Dovlatov – L’art empêché

Années 1970 débutantes, Sergueï Dovlatov alors simple journaliste aspirant romancier incarné ici par Milan Maric est le fil directeur d’un récit discursif et littéraire. Mais Dovlatov, film d’Alexey Guerman Jr., n’est pas un biopic centré sur son personnage-titre mais le portrait d’un groupe de jeunes artistes russes interdits d’exercer et d’exprimer librement leur art.

U.R.S.S., 1971. Six jours dans la vie de l’auteur Sergueï Dovlatov, alors journaliste pour des magazines au service de la propagande du régime – mais qui rêve avant tout d’écrire un grand livre.

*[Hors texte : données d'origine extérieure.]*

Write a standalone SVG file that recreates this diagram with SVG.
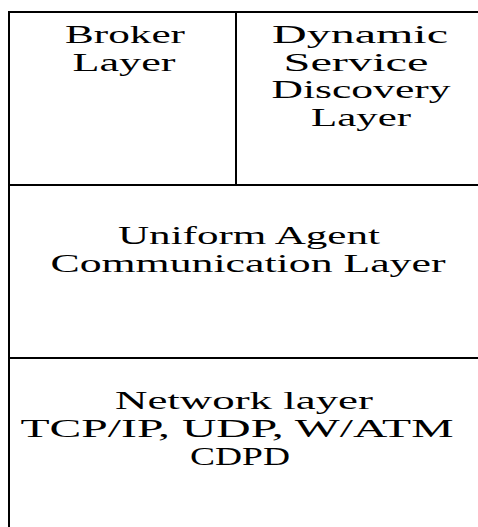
<svg xmlns="http://www.w3.org/2000/svg" width="478" height="527" viewBox="0 0 478 527">
<style>
.ln{stroke:#000;stroke-width:2;fill:none}
.t{font-family:"Liberation Serif","Times New Roman",serif;font-size:25px;fill:#000;text-anchor:middle}
</style>
<rect width="478" height="527" fill="#fff"/>
<g id="connectors">
<line class="ln" x1="9" y1="12" x2="478" y2="12"/>
<line class="ln" x1="9" y1="11" x2="9" y2="527"/>
<line class="ln" x1="236" y1="12" x2="236" y2="185"/>
<line class="ln" x1="9" y1="185" x2="478" y2="185"/>
<line class="ln" x1="9" y1="358" x2="478" y2="358"/>
</g>
<g id="broker">
<text class="t" x="125" y="43" textLength="120" lengthAdjust="spacingAndGlyphs">Broker</text>
<text class="t" x="124" y="71" textLength="103" lengthAdjust="spacingAndGlyphs">Layer</text>
</g>
<g id="discovery">
<text class="t" x="360" y="43" textLength="176" lengthAdjust="spacingAndGlyphs">Dynamic</text>
<text class="t" x="356" y="71" textLength="145" lengthAdjust="spacingAndGlyphs">Service</text>
<text class="t" x="361" y="98" textLength="179" lengthAdjust="spacingAndGlyphs">Discovery</text>
<text class="t" x="361" y="126" textLength="100" lengthAdjust="spacingAndGlyphs">Layer</text>
</g>
<g id="uniform">
<text class="t" x="249" y="244" textLength="262" lengthAdjust="spacingAndGlyphs">Uniform Agent</text>
<text class="t" x="248" y="272" textLength="395" lengthAdjust="spacingAndGlyphs">Communication Layer</text>
</g>
<g id="network">
<text class="t" x="244" y="409" textLength="258" lengthAdjust="spacingAndGlyphs">Network layer</text>
<text class="t" x="237" y="437" textLength="433" lengthAdjust="spacingAndGlyphs">TCP/IP, UDP, W/ATM</text>
<text class="t" x="240" y="465" textLength="100" lengthAdjust="spacingAndGlyphs">CDPD</text>
</g>
</svg>
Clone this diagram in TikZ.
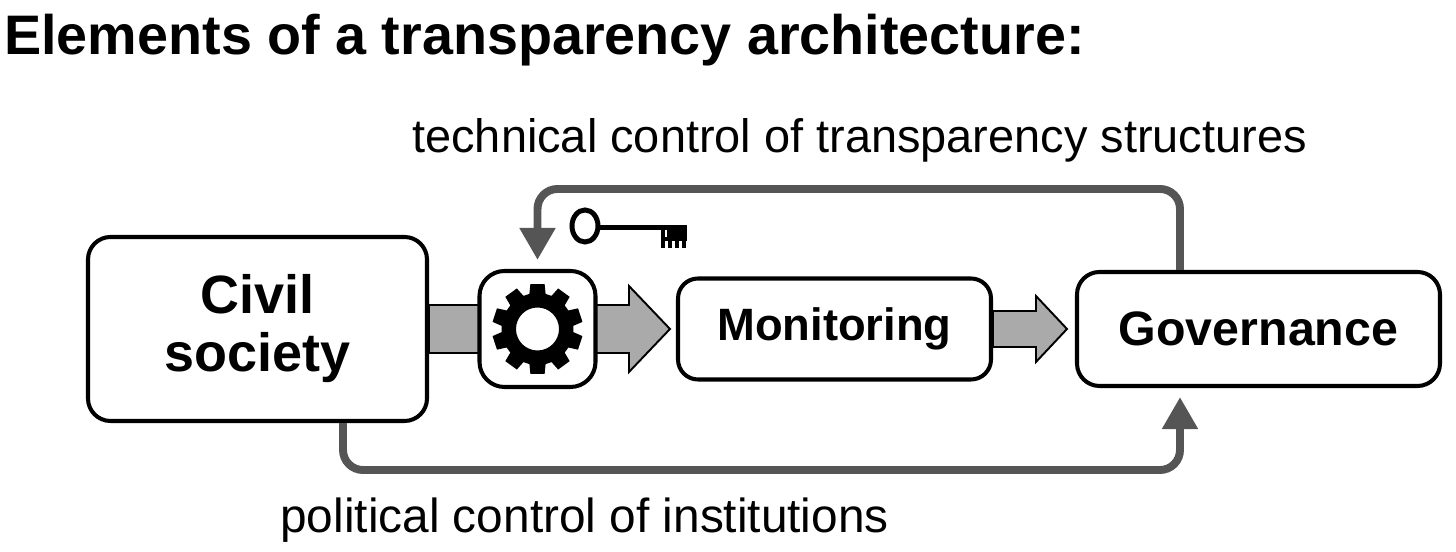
\documentclass[tikz,border=0pt]{standalone}
\usepackage{fontspec}
\setmainfont{Liberation Sans}
\usetikzlibrary{arrows.meta,backgrounds}
\definecolor{arrowgray}{HTML}{AAAAAA}
\definecolor{linkgray}{HTML}{555555}
\tikzset{
  stage/.style={draw, line width=2.3pt, rounded corners=0.45cm, fill=white, inner sep=0pt},
  blockarrow/.style={draw, line width=1.1pt, fill=arrowgray, line join=miter},
  control/.style={draw=linkgray, line width=4.5pt, rounded corners=0.4cm, -{Triangle[length=0.64cm,width=0.68cm]}},
  caption/.style={inner sep=0pt, anchor=base west, font=\fontsize{26.7}{30}\selectfont},
}
\begin{document}
\begin{tikzpicture}
    \useasboundingbox (0,0) rectangle (29.12,11.04);
    \node[inner sep=0pt, anchor=base west, font=\bfseries\fontsize{31.7}{36}\selectfont] (title) at (0.08,9.94) {Elements of a transparency architecture:};

    \node[stage, minimum width=6.78cm, minimum height=3.68cm, align=center, font=\bfseries\fontsize{30.7}{33}\selectfont] (civil) at (5.15,4.46) {Civil\\society};
    \node[stage, minimum size=2.32cm, rounded corners=0.5cm] (gear) at (10.75,4.46) {};
    \node[stage, minimum width=6.26cm, minimum height=2.02cm, rounded corners=0.4cm, font=\bfseries\fontsize{25.8}{30}\selectfont] (monitor) at (16.69,4.46) {Monitoring};
    \node[stage, minimum width=7.26cm, minimum height=2.28cm, font=\bfseries\fontsize{27.5}{32}\selectfont] (governance) at (25.17,4.46) {Governance};

    \begin{scope}[on background layer]
    \draw[blockarrow] ([yshift=4.8mm]civil.east) -- ([xshift=-9.4mm,yshift=4.8mm]monitor.west) -- ([xshift=-9.4mm,yshift=8.6mm]monitor.west) -- ([xshift=-1.2mm]monitor.west) -- ([xshift=-9.4mm,yshift=-8.6mm]monitor.west) -- ([xshift=-9.4mm,yshift=-4.8mm]monitor.west) -- ([yshift=-4.8mm]civil.east) -- cycle;
    \draw[blockarrow] ([yshift=3.6mm]monitor.east) -- ([xshift=-7.8mm,yshift=3.6mm]governance.west) -- ([xshift=-7.8mm,yshift=6.6mm]governance.west) -- ([xshift=-1.6mm]governance.west) -- ([xshift=-7.8mm,yshift=-6.6mm]governance.west) -- ([xshift=-7.8mm,yshift=-3.6mm]governance.west) -- ([yshift=-3.6mm]monitor.east) -- cycle;
    \end{scope}

    % gear
    \fill[even odd rule, shift={(gear.center)}] (77:0.72) \foreach \a in {90,126,...,414} { -- (\a-13:0.72) -- (\a-9:0.91) -- (\a+9:0.91) -- (\a+13:0.72) } -- cycle (0,0) circle (0.43);

    % key
    \draw[line width=0.1cm] (11.70,6.52) ellipse [x radius=0.26, y radius=0.32];
    \fill (11.96,6.43) rectangle (13.74,6.54);
    \fill (13.22,6.22) rectangle (13.74,6.54);
    \foreach \x in {13.22,13.36,13.50,13.64} \fill (\x,6.07) rectangle ++(0.08,0.16);
    \fill[white] (13.29,6.30) rectangle (13.34,6.43);

    \draw[control] ([xshift=-1.57cm]governance.north) -- ++(0,1.62) -| ([yshift=1.8mm]gear.north);
    \draw[control] ([xshift=1.71cm]civil.south) -- ++(0,-0.94) -| ([xshift=-1.57cm,yshift=-1.8mm]governance.south);

    \node[caption] (techlabel) at (8.24,7.98) {technical control of transparency structures};
    \node[caption, font=\fontsize{27.2}{30}\selectfont] (pollabel) at (5.6,0.38) {political control of institutions};
\end{tikzpicture}
\end{document}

Six jours dans l’intimité d’un artiste brillant et caustique, qui se bat pour continuer à écrire avec intégrité malgré les persécutions d’une écrasante machine politique. Six jours qui façonnent le destin d’un des plus grands écrivains russes du XXème siècle, qui fut capable de penser au-delà des limites imposées par le régime soviétique.

Alexey Guerman Jr. procède à une longue déambulation dans de Leningrad du début des années 1970, aujourd’hui Saint-Pétersbourg, dans la foulée de son personnage-titre. En début de film, l’absence de contextualisation de cet écrivain dont la renommée à l’international sera posthume fait barrage à une immersion rapide du spectateur dans le film. L’immersion proposée est d’abord visuelle. Le réalisateur parvient à faire ressentir l’ambiance de cette époque dans cette grande métropole soviétique. La bande son très jazzy du film pourrait paraître étrangère au contexte historique et géographique du film. Elle s’avère finalement très appropriée au microcosme d’intellectuels mis en scène et accompagne les mouvements délicats de la caméra qui se fraye un chemin entre les protagonistes.

Récipiendaire de l’Ours d’Argent de la Meilleure contribution artistique attribué à Elena Okopnaya en début d’année lors de la Berlinale, Dovlatov aurait pu également être récompensé pour ses qualités de mise en scène et de réalisation. Guerman a réalisé un gros travail de composition tant dans ses scènes en intérieur que dans celles filmées en extérieur. Nombre des plans réalisés en extérieur font penser à ceux de Théo Angelopoulos. L’emploi de longues focales plonge dans le flou des arrière-plans toujours animés et des premiers-plans souvent en partie bouchés par le positionnement d’un protagoniste ou par la traversée du champ de la caméra par un autre. Sur ce dernier aspect, Guerman semble faire référence à son père et notamment son film Il est difficile d’être un dieu (2013, Fresque-expérience testamentaire virtuose). L’autre caractéristique que partage les deux films réside dans des dialogues filmés en longs plans-séquences qui font l’objet systématiquement d’interférences, voire d’interruptions, dont les prometteurs sont des personnages étrangers à l’échange verbal filmé.

Contrairement à ce que pourrait suggérer son titre, Dovlatov n’est pas un biopic sur l’écrivain russe de même nom. D’abord, le film ne couvre que six jours de l’année 1971 alors que l’aspirant écrivain n’est qu’un journaliste, membre parmi d’autres de la rédaction d’un magazine propagandiste. Ensuite, Guerman ne montre pas et fait finalement peu cas des écrits du personnage-titre. Par le portrait de cet écrivain, le réalisateur trace plutôt en filigrane celui d’un groupe d’artistes. Qu’ils soient peintres, musiciens, écrivains ou poètes (Joseph Brodsky sous les traits d’Artur Beschastny), tous sont confrontés au conformisme prôné par une U.R.S.S. en phase de « regel » sous Léonid Brejnev.

A travers des dialogues très écrits porteurs de nombreuses références littéraires, Guerman questionne ce qu’était la littérature russe, ce qu’elle est devenue en ce début des années 1970 et ce qu’elle pourrait devenir. Sous ces interrogations, c’est bel et bien la position d’une jeune génération d’artistes russes qui est interrogée avec brio.